What is being asked: Set down the full listing exactly as given. Any pictures are to be left out.

Given information:
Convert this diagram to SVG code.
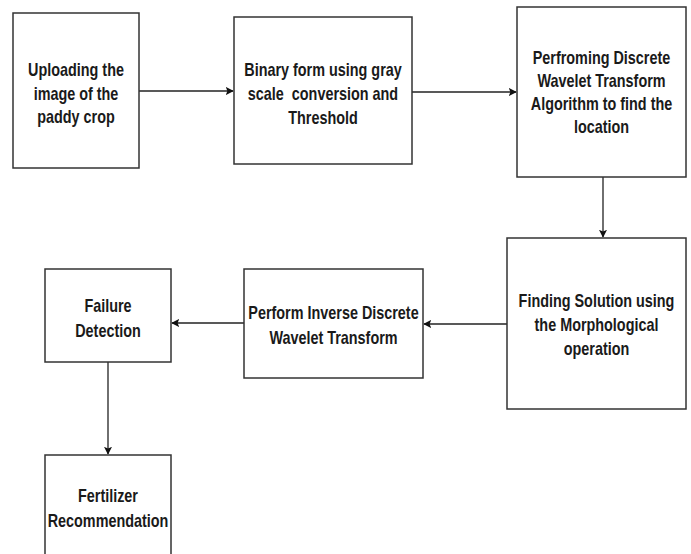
<svg xmlns="http://www.w3.org/2000/svg" width="691" height="554" viewBox="0 0 691 554">
<style>
.box{fill:#fff;stroke:#333;stroke-width:1.5}
.lbl{font-family:"Liberation Sans",Arial,sans-serif;font-weight:bold;font-size:18px;fill:#1a1a1a;text-anchor:middle;white-space:pre}
.edge{fill:none;stroke:#222;stroke-width:1.3}
</style>
<defs>
<marker id="ah" viewBox="0 0 10 10" refX="9" refY="5" markerWidth="8" markerHeight="8" markerUnits="userSpaceOnUse" orient="auto">
<path d="M0,0 L10,5 L0,10 L2,5 z" fill="#111"/>
</marker>
</defs>
<rect width="691" height="554" fill="#fff"/>
<g id="connectors">
<line class="edge" x1="139" y1="91" x2="233" y2="91" stroke="#555" stroke-width="2" marker-end="url(#ah)"/>
<line class="edge" x1="412" y1="92" x2="516" y2="92" marker-end="url(#ah)"/>
<line class="edge" x1="603" y1="177" x2="603" y2="237" marker-end="url(#ah)"/>
<line class="edge" x1="507" y1="324" x2="424" y2="324" marker-end="url(#ah)"/>
<line class="edge" x1="244" y1="323" x2="172" y2="323" marker-end="url(#ah)"/>
<line class="edge" x1="108" y1="362" x2="108" y2="454" marker-end="url(#ah)"/>
</g>
<g id="n1">
<rect class="box" x="13" y="13" width="126" height="155" stroke="#555" stroke-width="2"/>
<text class="lbl" transform="matrix(0.8 0 0 1 76 0)"><tspan x="0" y="76">Uploading the</tspan><tspan x="0" y="100">image of the</tspan><tspan x="0" y="123">paddy crop</tspan></text>
</g>
<g id="n2">
<rect class="box" x="234" y="17" width="178" height="147"/>
<text class="lbl" transform="matrix(0.8 0 0 1 323 0)"><tspan x="0" y="76">Binary form using gray</tspan><tspan x="0" y="100">scale  conversion and</tspan><tspan x="0" y="124">Threshold</tspan></text>
</g>
<g id="n3">
<rect class="box" x="517" y="7" width="169" height="170"/>
<text class="lbl" transform="matrix(0.8 0 0 1 601.5 0)"><tspan x="0" y="64">Perfroming Discrete</tspan><tspan x="0" y="87">Wavelet Transform</tspan><tspan x="0" y="110">Algorithm to find the</tspan><tspan x="0" y="133">location</tspan></text>
</g>
<g id="n4">
<rect class="box" x="507" y="238" width="179" height="171"/>
<text class="lbl" transform="matrix(0.8 0 0 1 596.5 0)"><tspan x="0" y="307">Finding Solution using</tspan><tspan x="0" y="331">the Morphological</tspan><tspan x="0" y="355">operation</tspan></text>
</g>
<g id="n5">
<rect class="box" x="244" y="269" width="179" height="109"/>
<text class="lbl" transform="matrix(0.8 0 0 1 333.5 0)"><tspan x="0" y="319">Perform Inverse Discrete</tspan><tspan x="0" y="344">Wavelet Transform</tspan></text>
</g>
<g id="n6">
<rect class="box" x="45" y="269" width="126" height="93"/>
<text class="lbl" transform="matrix(0.8 0 0 1 108 0)"><tspan x="0" y="312">Failure</tspan><tspan x="0" y="337">Detection</tspan></text>
</g>
<g id="n7">
<rect class="box" x="45" y="455" width="126" height="104"/>
<text class="lbl" transform="matrix(0.8 0 0 1 108 0)"><tspan x="0" y="502">Fertilizer</tspan><tspan x="0" y="527">Recommendation</tspan></text>
</g>
</svg>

Task response:
Convert this diagram to SVG code.
<svg xmlns="http://www.w3.org/2000/svg" width="691" height="554" viewBox="0 0 691 554">
<style>
.box{fill:#fff;stroke:#333;stroke-width:1.5}
.lbl{font-family:"Liberation Sans",Arial,sans-serif;font-weight:bold;font-size:18px;fill:#1a1a1a;text-anchor:middle;white-space:pre}
.edge{fill:none;stroke:#222;stroke-width:1.3}
</style>
<defs>
<marker id="ah" viewBox="0 0 10 10" refX="9" refY="5" markerWidth="8" markerHeight="8" markerUnits="userSpaceOnUse" orient="auto">
<path d="M0,0 L10,5 L0,10 L2,5 z" fill="#111"/>
</marker>
</defs>
<rect width="691" height="554" fill="#fff"/>
<g id="connectors">
<line class="edge" x1="139" y1="91" x2="233" y2="91" stroke="#555" stroke-width="2" marker-end="url(#ah)"/>
<line class="edge" x1="412" y1="92" x2="516" y2="92" marker-end="url(#ah)"/>
<line class="edge" x1="603" y1="177" x2="603" y2="237" marker-end="url(#ah)"/>
<line class="edge" x1="507" y1="324" x2="424" y2="324" marker-end="url(#ah)"/>
<line class="edge" x1="244" y1="323" x2="172" y2="323" marker-end="url(#ah)"/>
<line class="edge" x1="108" y1="362" x2="108" y2="454" marker-end="url(#ah)"/>
</g>
<g id="n1">
<rect class="box" x="13" y="13" width="126" height="155" stroke="#555" stroke-width="2"/>
<text class="lbl" transform="matrix(0.8 0 0 1 76 0)"><tspan x="0" y="76">Uploading the</tspan><tspan x="0" y="100">image of the</tspan><tspan x="0" y="123">paddy crop</tspan></text>
</g>
<g id="n2">
<rect class="box" x="234" y="17" width="178" height="147"/>
<text class="lbl" transform="matrix(0.8 0 0 1 323 0)"><tspan x="0" y="76">Binary form using gray</tspan><tspan x="0" y="100">scale  conversion and</tspan><tspan x="0" y="124">Threshold</tspan></text>
</g>
<g id="n3">
<rect class="box" x="517" y="7" width="169" height="170"/>
<text class="lbl" transform="matrix(0.8 0 0 1 601.5 0)"><tspan x="0" y="64">Perfroming Discrete</tspan><tspan x="0" y="87">Wavelet Transform</tspan><tspan x="0" y="110">Algorithm to find the</tspan><tspan x="0" y="133">location</tspan></text>
</g>
<g id="n4">
<rect class="box" x="507" y="238" width="179" height="171"/>
<text class="lbl" transform="matrix(0.8 0 0 1 596.5 0)"><tspan x="0" y="307">Finding Solution using</tspan><tspan x="0" y="331">the Morphological</tspan><tspan x="0" y="355">operation</tspan></text>
</g>
<g id="n5">
<rect class="box" x="244" y="269" width="179" height="109"/>
<text class="lbl" transform="matrix(0.8 0 0 1 333.5 0)"><tspan x="0" y="319">Perform Inverse Discrete</tspan><tspan x="0" y="344">Wavelet Transform</tspan></text>
</g>
<g id="n6">
<rect class="box" x="45" y="269" width="126" height="93"/>
<text class="lbl" transform="matrix(0.8 0 0 1 108 0)"><tspan x="0" y="312">Failure</tspan><tspan x="0" y="337">Detection</tspan></text>
</g>
<g id="n7">
<rect class="box" x="45" y="455" width="126" height="104"/>
<text class="lbl" transform="matrix(0.8 0 0 1 108 0)"><tspan x="0" y="502">Fertilizer</tspan><tspan x="0" y="527">Recommendation</tspan></text>
</g>
</svg>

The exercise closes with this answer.